Man Fights To Keep Eastport Grocery Store Open
By ELISHA SAUERS
The Capital of Annapolis
ANNAPOLIS, Md. (AP) — The shelves and fridges are bare, and Little Debbie and Tastykake deliveries aren’t due until later this week.
Albert Harris, the owner of Sanky’s since his grandmother Dorothy Ross died seven months ago, doesn’t have flavor syrups for the snowball machine that usually would run almost constantly.
Instead, a few children resort to filling their cups with plain ice chips. He has reordered supplies, but Harris is scraping change together to stock the store.
When old customers walk into the nearly 40-year-old Eastport institution, it’s hard not to notice how the store is suffering.
But the children who rely on Sanky’s for after-school treats may not know why the box of chocolate bars is empty.
“Oh, my kids were getting mad at me,” Harris said. “How can the candy store be out of candy? Out of snowballs? But I’ve got to do the best I can with what I got.”
Harris, 38, has shouldered the responsibility not only of running Sanky’s, the popular pink grocery store on Monroe Street, but trying to fill the big shoes his grandmother, who most knew as Miss Dot, left behind. People called her a pillar of the community, helping her customers’ families with burial expenses, diapers and rent when times were tight. She kept business going seamlessly after her husband, Charles “Sanky” Ross, died in 2005.
Most never knew that Ross had troubles of her own.
As the executor of her estate, Harris soon learned she had lapsed on her life insurance payments since 2006. The family wasn’t able to recover any funds from her policy, so the $12,000 funeral expenses had to come out of pocket.
There were lapses on utility bills, quarterly business taxes, vendor bills and mortgages. Ross owned three properties — the store, her home across the street and a rental house — all of which still are being paid off. One is in a reverse mortgage. When Harris adds everything up, he thinks he’s saddled with about $60,000 of debt.
It’s so much financial pressure, he doesn’t know how much longer he can keep Sanky’s — and his grandmother’s legacy — alive.
“She was a pillar in the community; I’m just a beam in the pillar’s spot,” Harris said.
Sanky’s is a place where folks on nearby streets and the Harbour House community come to hang out, get a quick snack or a beer in a brown paper sack to go. The customers know one another’s names and take a minute to gossip. Harris smiles big and greets them at the door, the way his grandparents did.
When a lady sat her toddler on the counter as she checked out last week, Harris handed the little girl his calculator to play with.
“There you go, Mamas,” he said, then asked the toddler in a concerned voice if she had the hiccups as she mashed the buttons.
The same evening, a customer with tired eyes didn’t have to say anything without prompting Harris to rise up from his chair and reach over the counter to give her a long embrace.
“He was your cousin?” Harris asked. The woman nodded and told him how her family was coping with a recent death.
Harris is pouring his own money into the business.

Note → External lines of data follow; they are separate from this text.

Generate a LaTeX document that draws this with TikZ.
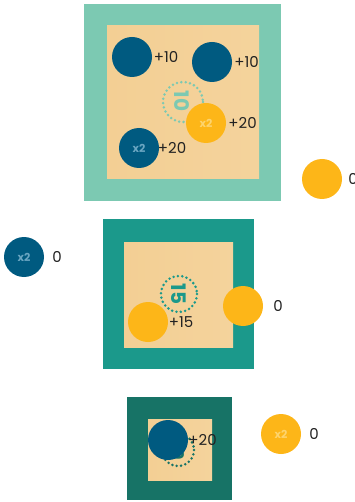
\documentclass[tikz,border=0pt]{standalone}
\usepackage{fontspec}
\setmainfont{Poppins}
\usetikzlibrary{positioning}

\definecolor{navy}{HTML}{005A80}
\definecolor{navytext}{HTML}{6AA6C2}
\definecolor{gold}{HTML}{FDB618}
\definecolor{goldtext}{HTML}{FDD46E}
\definecolor{frameA}{HTML}{7CC9B2}
\definecolor{frameB}{HTML}{1B998B}
\definecolor{frameC}{HTML}{177366}
\definecolor{woodL}{HTML}{F3CF94}
\definecolor{woodM}{HTML}{F7DBA8}
\definecolor{woodR}{HTML}{F4D39C}
\definecolor{ink}{HTML}{222222}

\begin{document}
\begin{tikzpicture}[x=1pt,y=-1pt,
  puck/.style={circle,minimum size=40pt,inner sep=0pt,font=\bfseries\fontsize{11}{11}\selectfont},
  bluepuck/.style={puck,fill=navy,text=navytext},
  goldpuck/.style={puck,fill=gold,text=goldtext},
  score/.style={font=\fontsize{15}{15}\selectfont,text=ink,inner sep=0pt},
  wood/.style={left color=woodL,middle color=woodM,right color=woodR},
  ring/.style={line width=2.8pt,line cap=round,dash pattern=on 0pt off 4.4pt},
  ringnum/.style={font=\bfseries\fontsize{20}{20}\selectfont,rotate=-90,inner sep=0pt}]

  \useasboundingbox (0,0) rectangle (355,502);

  % top board
  \fill[frameA] (84,4) rectangle (281,201);
  \shade[wood] (107,26) rectangle (259,179);
  \draw[ring,frameA] (183,102) circle (20);
  \node[ringnum,text=frameA] (n10) at (182,101) {10};

  \node[bluepuck] (t1) at (132,57) {};
  \node[score,right=1.5pt of t1] (t1s) {+10};
  \node[bluepuck] (t2) at (212,62) {};
  \node[score,right=2pt of t2] (t2s) {+10};
  \node[goldpuck] (t3) at (206,123) {x2};
  \node[score,right=2pt of t3] (t3s) {+20};
  \node[bluepuck] (t4) at (139,148) {x2};
  \node[score,right=-1.5pt of t4] (t4s) {+20};

  % pucks outside
  \node[goldpuck] (o1) at (322,179) {};
  \node[score,right=6pt of o1] (o1s) {0};
  \node[bluepuck] (o2) at (24,257) {x2};
  \node[score,right=8pt of o2] (o2s) {0};

  % middle board
  \fill[frameB] (103,219) rectangle (254,369);
  \shade[wood] (124,242) rectangle (233,347);
  \draw[ring,frameB] (179,294) circle (18);
  \node[ringnum,text=frameB] (n15) at (179,294) {15};

  \node[goldpuck] (m1) at (148,322) {};
  \node[score,right=0.5pt of m1] (m1s) {+15};
  \node[goldpuck] (m2) at (243,306) {};
  \node[score,right=10pt of m2] (m2s) {0};

  % bottom board
  \fill[frameC] (127,397) rectangle (232,500);
  \shade[wood] (148,419) rectangle (212,480);
  \draw[ring,frameC] (178,450) circle (16);
  \node[ringnum,font=\bfseries\fontsize{16}{16}\selectfont,text=frameC] (n20) at (178,450) {20};

  \node[bluepuck] (b1) at (168,440) {};
  \node[score,right=0pt of b1] (b1s) {+20};
  \node[goldpuck] (b2) at (281,434) {x2};
  \node[score,right=8pt of b2] (b2s) {0};
\end{tikzpicture}
\end{document}
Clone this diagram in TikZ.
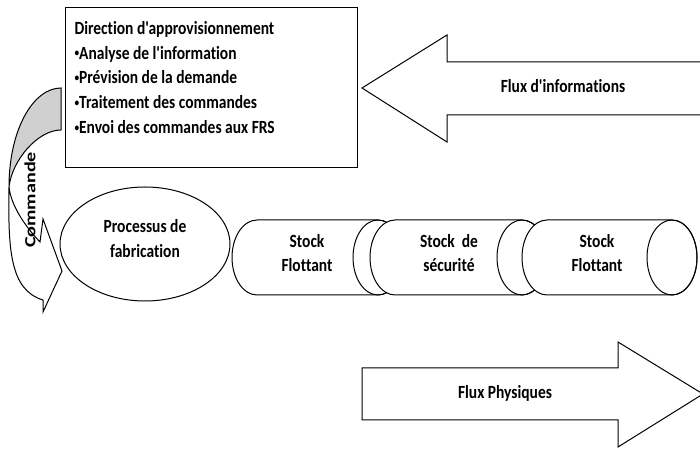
\documentclass[tikz,border=0pt]{standalone}
\usepackage{fontspec}
\usepackage{graphicx}
\usetikzlibrary{shapes.geometric}
\newfontfamily\calfont{Carlito}[Ligatures=NoCommon]
\definecolor{cmdgray}{RGB}{208,208,208}
\newcommand{\vtxt}[2][c]{\scalebox{1}[1.2]{\fontsize{15.5}{20.8}\selectfont\calfont\bfseries\begin{tabular}{@{}#1@{}}#2\end{tabular}}}
\newcommand{\htxt}[1]{\scalebox{1.3}[1]{\fontsize{15.5}{20.8}\selectfont\calfont\bfseries #1}}
\newcommand{\bul}{\raisebox{0.12em}{\scalebox{0.6}{•}}}
\begin{document}
\begin{tikzpicture}[x=1pt,y=1pt,line width=1pt,line join=miter,
  outl/.style={draw=black,fill=white},
  lbl/.style={inner sep=0pt}]
\useasboundingbox (0,0) rectangle (700,449);
% information box
\node (box) [outl, minimum width=292pt, minimum height=160pt, inner sep=0pt] at (211,361) {};
\node (boxtext) [lbl, anchor=west] at (74,370) {\vtxt[l]{Direction d'approvisionnement\\\bul Analyse de l'information\\\bul Prévision de la demande\\\bul Traitement des commandes\\\bul Envoi des commandes aux FRS}};
% information flow arrow
\draw[outl] (362,361) -- (447,414) -- (447,387) -- (705,387) -- (705,334) -- (447,334) -- (447,307) -- cycle;
\node (info) [lbl] at (563,361) {\vtxt{Flux d'informations}};
% curved command arrow
\draw[draw=black,fill=cmdgray] (61,361) .. controls (33,361) and (9,319) .. (9,262) .. controls (12,289) and (38,319) .. (61,319) -- cycle;
\draw[outl] (9,262) .. controls (8,199) and (10,159) .. (43,149) -- (43,137) -- (62,178) -- (43,230) -- (40,207) .. controls (24,224) and (11,244) .. (9,262) -- cycle;
\node (cmd) [lbl, rotate=90] at (30,249) {\htxt{Commande}};
% manufacturing process
\node (proc) [outl, ellipse, minimum width=170pt, minimum height=114pt, inner sep=0pt] at (145,205) {};
\node (proct) [lbl] at (145,209) {\vtxt{Processus de\\fabrication}};
% cylinders
\foreach \xl/\xr in {257/378, 395/522, 547/672}{
  \draw[outl] (\xr,229) -- (\xl,229) arc[start angle=90,end angle=270,x radius=25,y radius=37.5]
    -- (\xr,154) arc[start angle=-90,end angle=90,x radius=25,y radius=37.5] -- cycle;
  \draw (\xr,191.5) ellipse[x radius=25,y radius=37.5];
}
\node (s1) [lbl] at (307,194.5) {\vtxt{Stock\\Flottant}};
\node (s2) [lbl] at (449,194.5) {\vtxt{Stock~ de\\sécurité}};
\node (s3) [lbl] at (597,194.5) {\vtxt{Stock\\Flottant}};
% physical flow arrow
\draw[outl] (362,81) -- (618,81) -- (618,107) -- (703,55) -- (618,2) -- (618,29) -- (362,29) -- cycle;
\node (phys) [lbl] at (505,55) {\vtxt{Flux Physiques}};
\end{tikzpicture}
\end{document}
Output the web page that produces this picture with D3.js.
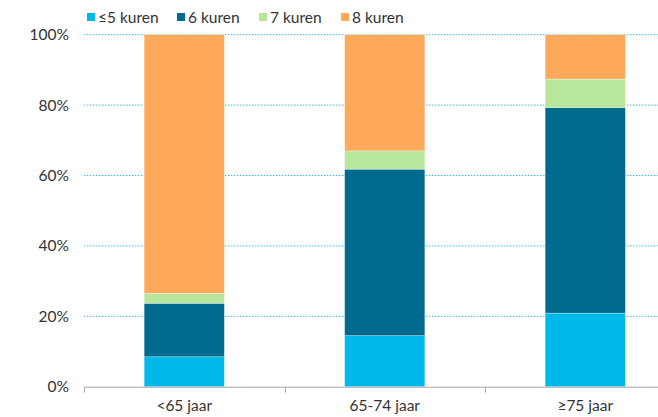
<!DOCTYPE html>
<html><head><meta charset="utf-8">
<script src="https://cdn.jsdelivr.net/npm/d3@7"></script>
<style>body{margin:0;background:#fff}text{font-family:Lato,"Open Sans",sans-serif;fill:#333}</style>
</head><body><svg id="c" width="658" height="417"></svg>
<script>
const categories = ["<65 jaar", "65-74 jaar", "≥75 jaar"];
const seriesNames = ["≤5 kuren", "6 kuren", "7 kuren", "8 kuren"];
const le5 = [8.5, 14.5, 20.9];
const k6 = [15.2, 47.3, 58.4];
const k7 = [2.8, 5.2, 8.1];
const k8 = [73.5, 33.0, 12.6];
const colors = ["#00B8EA", "#006B8E", "#B8E69B", "#FFA95B"];
const yTicks = [0, 20, 40, 60, 80, 100];

const svg = d3.select("#c");
const m = {l: 84, t: 34.7, b: 386.7};
const x = d3.scaleBand().domain(categories).range([m.l, m.l + 601.5]).paddingInner(0.6).paddingOuter(0.3);
const y = d3.scaleLinear().domain([0, 100]).range([m.b, m.t]);

// gridlines
svg.append("g").selectAll("line").data(yTicks.filter(d => d > 0)).join("line")
  .attr("x1", m.l).attr("x2", 658).attr("y1", d => y(d)).attr("y2", d => y(d))
  .attr("stroke", "#3FBDE6").attr("stroke-width", 1).attr("stroke-dasharray", "1.5,1.5");

// y labels
svg.append("g").selectAll("text").data(yTicks).join("text")
  .attr("x", 69).attr("y", d => y(d)).attr("dy", "0.35em").attr("text-anchor", "end")
  .attr("font-size", 15.5).text(d => d + "%");

const rows = categories.map((c, i) => ({cat: c, s0: le5[i], s1: k6[i], s2: k7[i], s3: k8[i]}));
const stack = d3.stack().keys(["s0", "s1", "s2", "s3"])(rows);

svg.append("g").selectAll("g").data(stack).join("g").attr("fill", (d, i) => colors[i])
  .selectAll("rect").data(d => d).join("rect")
  .attr("x", d => x(d.data.cat)).attr("width", x.bandwidth())
  .attr("y", d => y(d[1])).attr("height", d => y(d[0]) - y(d[1]))
  .attr("stroke", "rgba(255,255,255,0.5)").attr("stroke-width", 0.6);

// x axis
const step = x.step();
const tickXs = [0, 1, 2, 3].map(i => m.l + i * step);
svg.append("line").attr("x1", m.l).attr("x2", 658).attr("y1", m.b + 0.5).attr("y2", m.b + 0.5)
  .attr("stroke", "#A6A6A6").attr("stroke-width", 1);
svg.append("g").selectAll("line").data(tickXs).join("line")
  .attr("x1", d => Math.round(d) + 0.5).attr("x2", d => Math.round(d) + 0.5)
  .attr("y1", m.b).attr("y2", m.b + 6).attr("stroke", "#A6A6A6");
svg.append("g").selectAll("text").data(categories).join("text")
  .attr("x", d => x(d) + x.bandwidth() / 2).attr("y", 411).attr("text-anchor", "middle")
  .attr("font-size", 15.5).text(d => d);

// legend
const legX = [87, 177, 259, 341];
const lg = svg.append("g").selectAll("g").data(seriesNames).join("g")
  .attr("transform", (d, i) => `translate(${legX[i]},0)`);
lg.append("rect").attr("x", 0).attr("y", 13).attr("width", 8).attr("height", 8).attr("fill", (d, i) => colors[i]);
lg.append("text").attr("x", 11).attr("y", 22.5).attr("font-size", 15.5).text(d => d);
</script></body></html>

He used his tax return to buy alcohol stock for the store. When that sold out, the profits went to paying other bills. The revenue is going out the door almost as quickly as it’s coming in, he said.
Beyond that, Harris has his own financial problems. Because of his personal credit history, banks have turned him down for loans.

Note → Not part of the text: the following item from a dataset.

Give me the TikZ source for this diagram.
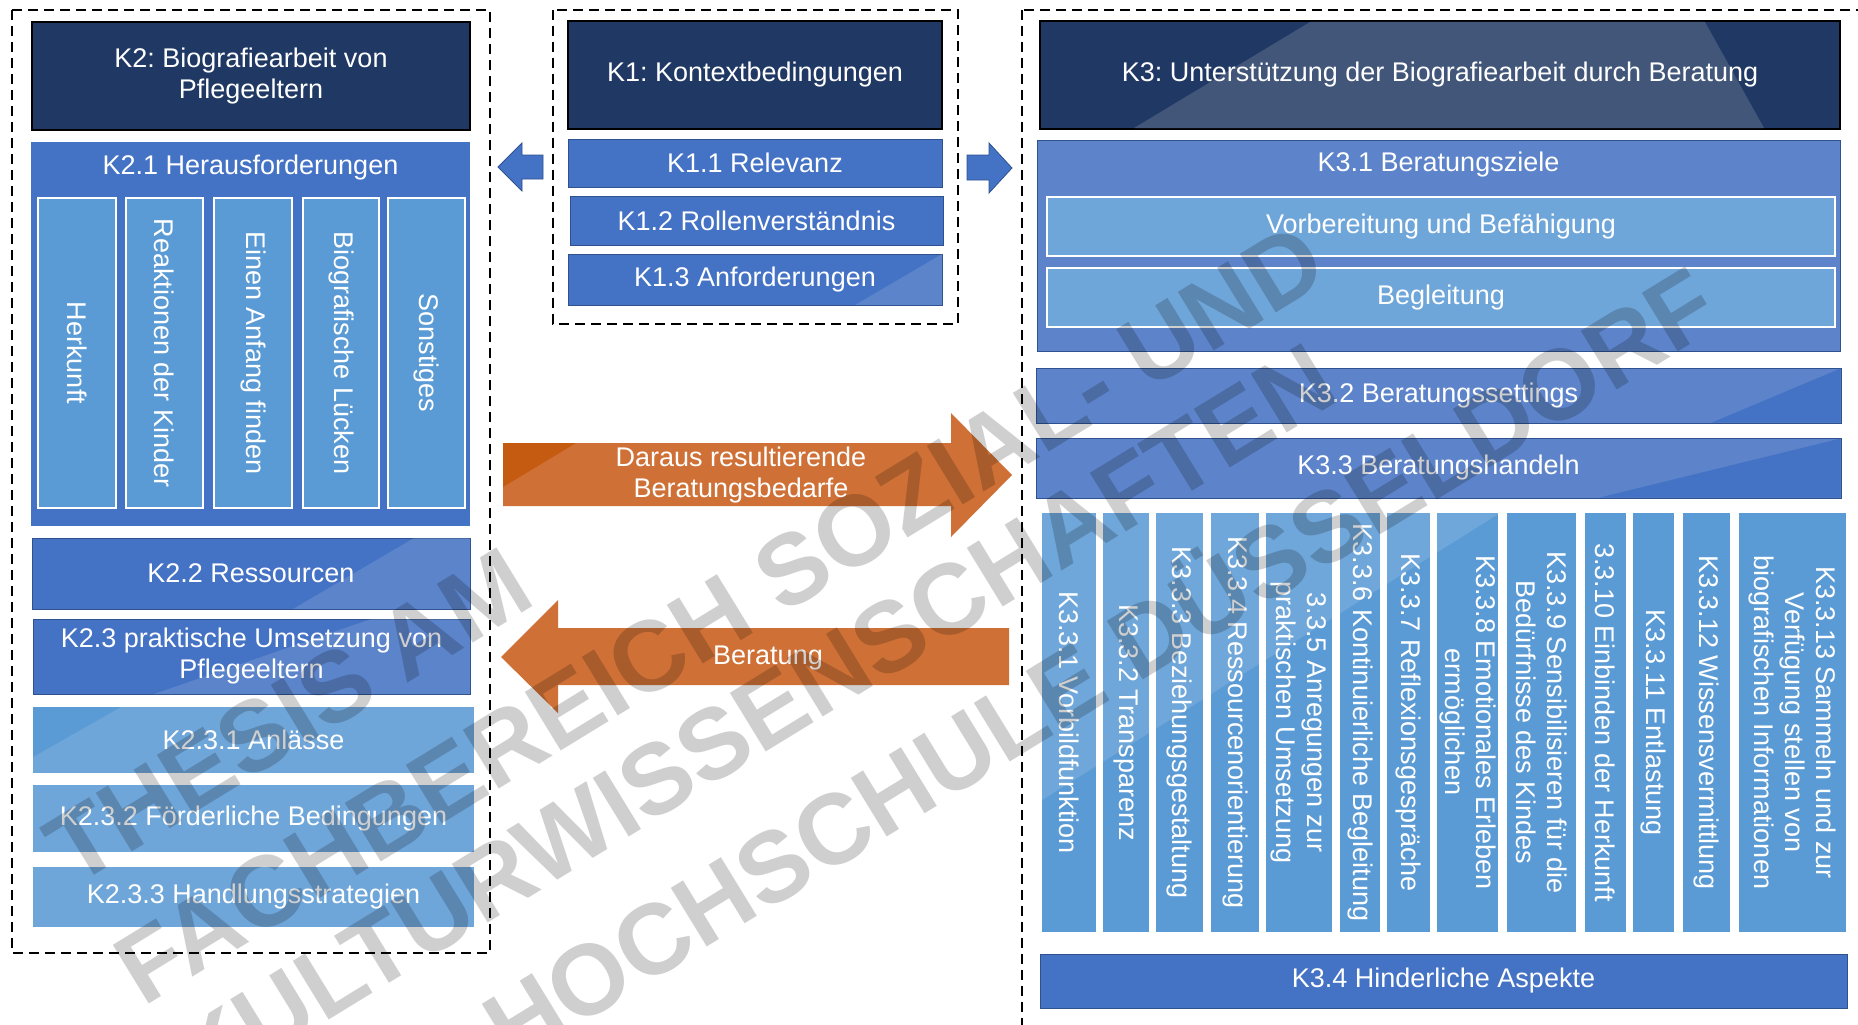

Some people are trying to help Harris — be there for him the way his grandmother was for them. Last week a man carried a few cases of Sprite into the store and put them in the refrigerator. They were a favor from a friend who likes to shop with coupons.
Ross often subsidized the store with personal money and Social Security checks, family said.
Andrea Kautz, a childhood friend of Harris, said Ross ran the store on IOUs and didn’t keep a computerized inventory.
“She was headstrong until the day she passed away,” Kautz said. “She didn’t ask for help.”
But Harris doesn’t blame his grandmother for the situation, nor does he want to let her down by closing the store. He’s reached out to agencies with small business resources and has sought advice from mentors.
In the course of two hours, Norma Paddy, a 30-year Harbour House resident, made two stops at Sanky’s: one to get a few snacks and cigarettes, another for a blue sports drink.
“What would we do without Sanky’s?” Paddy asked. “Sanky’s been here way before me, and I’ve been here a long time.”
Lovell Spencer, another longtime neighbor and customer, said the thought of losing the store in the community worries him.
“People are gonna feel it,” he said. “Come down here and chit-chat, get advice. Yeah, people really gonna feel it.”